Infinite-Horizon Value Function Approximation for Model Predictive Control
Armand Jordana, Sebastien Kleff, Arthur Haffemayer, Joaquim Ortiz-Haro, Justin Carpentier, Nicolas Mansard, Ludovic Righetti
AI summary
Problem
Finite-horizon MPC lacks global stability guarantees and suffers from local minima, while offline learning methods struggle to enforce hard constraints safely. Practitioners must tediously design cost functions to approximate infinite-horizon behavior.
Approach
The method trains a neural network to approximate the infinite-horizon value function using value iteration and trajectory optimization, then deploys it as a terminal cost in a real-time constrained MPC loop.
Key results
- Local gradient-based solvers successfully approximate infinite-horizon constrained value functions via value iteration
- Online trajectory optimization compensates for approximation errors, improving control optimality
- Conditioning the value function on goals and obstacles enables scalable real-time obstacle avoidance
- The approach guarantees hard constraint satisfaction and global stability outside the training distribution
Why it matters
Bridges offline learning and online optimization to provide a practical, safe, and globally stable control framework for real-world robotics applications.
Abstract
Model Predictive Control has emerged as a popular tool for robots to generate complex motions. However, the real- time requirement has limited the use of hard constraints and large preview horizons, which are necessary to ensure safety and stability. In practice, practitioners have to carefully design cost functions that can imitate an infinite horizon formulation, which is tedious and often results in local minima.

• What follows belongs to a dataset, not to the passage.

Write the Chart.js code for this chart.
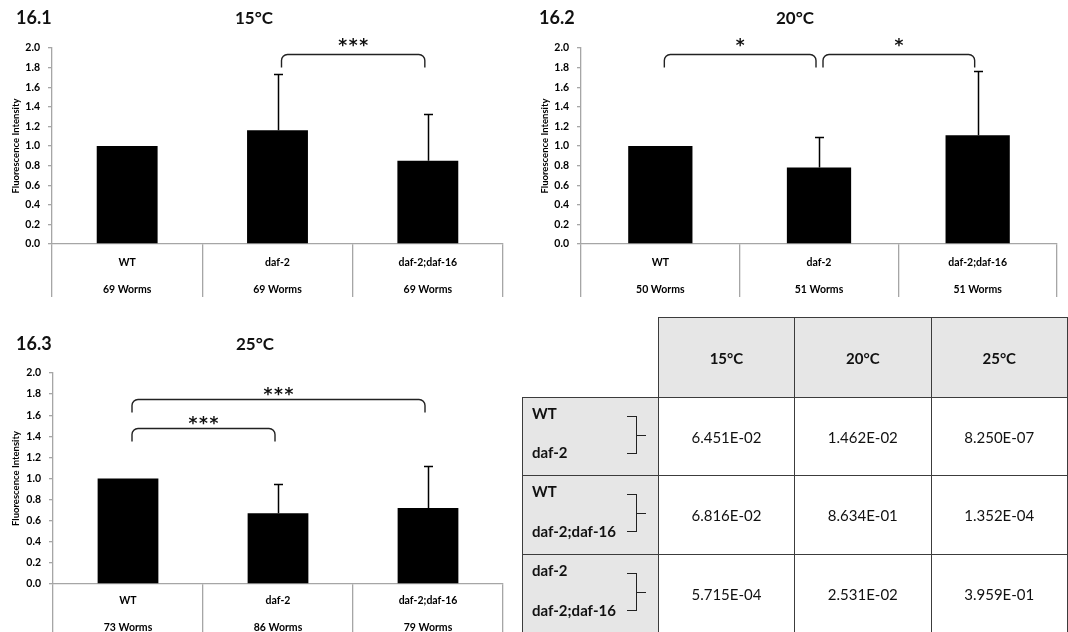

In this work, we study how to approximate the infinite horizon value function of constrained optimal control problems with neural networks using value iteration and trajectory optimization. Furthermore, we experimentally demonstrate how using this value function approximation as a terminal cost provides global stability to the model predictive controller. The approach is validated on two toy problems and a real-world scenario with online obstacle avoidance on an industrial manipulator where the value function is conditioned to the goal and obstacle.